From Joshua Mohr (Plaracterization: Marry Plot and Character, Saturday, July 25):
My just released novel "All This Life" taught me a new revision technique: focusing only on one craft element per draft. I’m not smart enough to fix 187 problems at once, but I can wrap my limited faculties around solving one narrative dilemma at a time. One draft, I’d only concern myself with POV. Another: psychology from my primary players. Maybe draft 6, a plot draft. This helped me manage my expectations and keep my morale up during a multi-year revision process.
Revising a novel is like living in an MC Escher painting. We walk down a staircase, only to end up at the top again. One door leads to another, leads you back to where you started. It can be so frustrating that a lot of people abandon their books, and I hope this trick helps you remain a non-abandoner. I, for one, can’t wait to read your novel.

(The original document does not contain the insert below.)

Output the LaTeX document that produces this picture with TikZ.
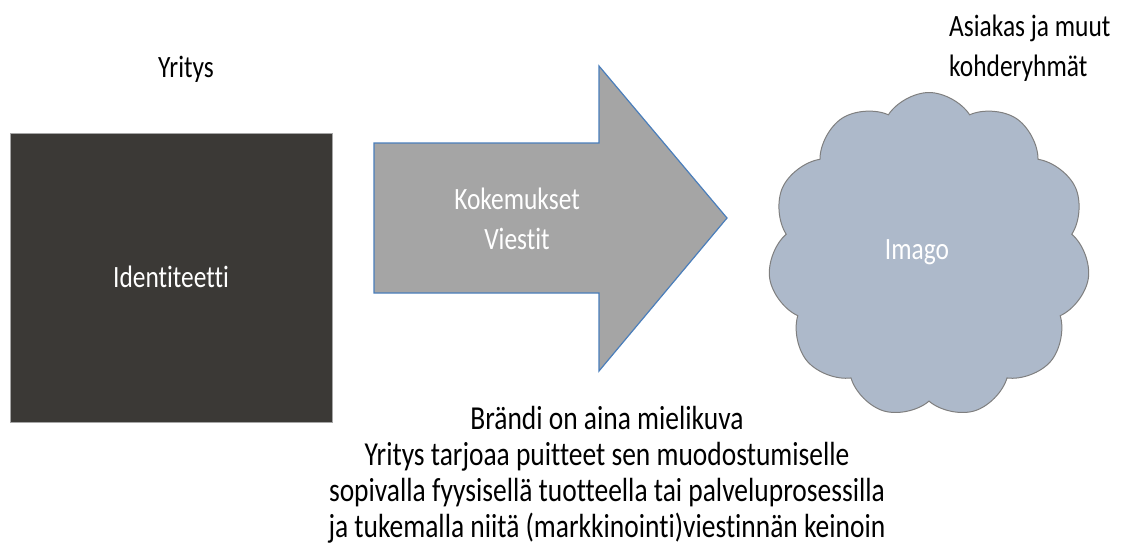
\documentclass[tikz,border=0pt]{standalone}
\usepackage{fontspec}
\setmainfont[FakeStretch=0.82, Ligatures=NoCommon]{Carlito}
\usepackage{tikz}
\usetikzlibrary{shapes.symbols}

\definecolor{boxdark}{HTML}{3B3936}
\definecolor{boxedge}{HTML}{A6A6A6}
\definecolor{arrowfill}{HTML}{A5A5A5}
\definecolor{arrowedge}{HTML}{4A7EBB}
\definecolor{cloudfill}{HTML}{ADB9CA}
\definecolor{cloudedge}{HTML}{7F7F7F}

\begin{document}
\begin{tikzpicture}[
    x=1pt, y=-1pt,
    font=\fontsize{31}{40}\selectfont,
    caption/.style={
        inner sep=0pt,
        text=black
    },
    inlabel/.style={
        inner sep=0pt,
        text=white,
        align=center
    }
]
\useasboundingbox (0,0) rectangle (1135,547);

% Identity box
\node[draw=boxedge, line width=1pt, fill=boxdark, minimum width=322pt, minimum height=289pt, inner sep=0pt] (box) at (171,277.5) {};
\node[inlabel] (identiteetti) at (171,277) {Identiteetti};
\node[caption, anchor=base] (yritys) at (186,77) {Yritys};

% Arrow
\draw[draw=arrowedge, line width=1.2pt, fill=arrowfill, line join=miter]
    (374,143) -- (599,143) -- (599,66) -- (727,218) -- (599,371) -- (599,293) -- (374,293) -- cycle;
\node[inlabel] (viestit) at (517,219) {Kokemukset\\Viestit};

% Cloud
\node[cloud, cloud puffs=11, cloud puff arc=115, aspect=1, draw=cloudedge, line width=1pt, fill=cloudfill,
      minimum width=322pt, minimum height=325pt, inner sep=0pt] (cloud) at (929,255) {};
\node[inlabel] (imago) at (917,252) {Imago};
\node[caption, anchor=north west, align=left] (asiakas) at (949,15) {Asiakas ja muut\\kohderyhmät};

% Caption below
\node[caption, align=center, font=\fontsize{33.5}{36}\selectfont] (brandi) at (607,475)
    {Brändi on aina mielikuva\\
     Yritys tarjoaa puitteet sen muodostumiselle\\
     sopivalla fyysisellä tuotteella tai palveluprosessilla\\
     ja tukemalla niitä (markkinointi)viestinnän keinoin};

\end{tikzpicture}
\end{document}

Note Two: Our Latest Favorite Book on Writing
From Lindsey Crittenden (Stealing from the Masters: Using Existing Models to Craft Your Short Fiction, Sat/Sun Aug 8 & 9; and Craft of Fiction and Memoir: An Imagery Intensive, Sat., Aug 22):
“Grammar is a piano I play by ear, since I seem to have been out of school the year the rules were mentioned. All I know about grammar is its infinite power. To shift the structure of a sentence alters the meaning of that sentence, as definitely and inflexibly as the position of a camera alters the meaning of the object photographed. Many people know about camera angles now, but not so many know about sentences.”
Joan Didion wrote the above words in her essay “Why I Write.” Maybe you, too, were absent the year the rules were handed out. Maybe you’ve got a tin ear for dangling modifiers and comma splices, or pitch as perfect as Didion’s. Either way, her words are wise ones. Grammar isn’t a fussy nit-picker’s way to deaden creativity; it’s a tool of discovery and accuracy. It lets your words do all they want to do. As a teacher and a writer, I keep on my shelf several helpful guides on grammar and style, and I insist that my students find at least one that works for them. One might be especially clear on punctuation, another disarmingly enchanting on the foibles of the language. And a third, just plain informative. Here are three top picks:
SIN AND SYNTAX by Constance Hale
WOE IS I by Patricia T. O’Conner
CLEAN, WELL-LIGHTED SENTENCES by Janis Bell
And, with fascinating insight on her work as New Yorker copyeditor (including tidbits on grammar choices made by such supreme craftsmen as James Salter and John Updike), Mary Norris’s BETWEEN YOU AND ME: CONFESSIONS OF A COMMA QUEEN.
No, we won’t diagram sentences in my upcoming August classes, but we will explore what Didion calls the “infinite power” of how you arrange your words — to define character, reveal point of view, create tension, and more.
Note Three: What We’re Reading Now
From Jessica Pishko (Writing the Personal Essay, Sat., Aug. 1; and Writing for Social Change, starting Tues., Aug 4):
Because I write both fiction and nonfiction, I try to keep my reading diverse as well, diving equally into well-reported books as well as great fiction. A great reported book that I dove into was John Krakauer’s Missoula. He presents a well-rounded picture of a town torn apart that really reflects the way these women who have been violated feel – confused, betrayed and caught in a political net.
Another book that straddles the line between fact and fiction is Heidi Julavits’s The Folded Clock. (For full disclosure, I should add that Julavits was my teacher.) There’s something about this book that captures that brilliant fine line between what’s simply an accounting of events and what’s elevated art. It also raises modern ideas about being a woman and mother without being explicitly a book about mothering. And, if you are looking for a good novel about being a mother, I highly recommend Elisa Albert’s After Birth. Just read it; trust me.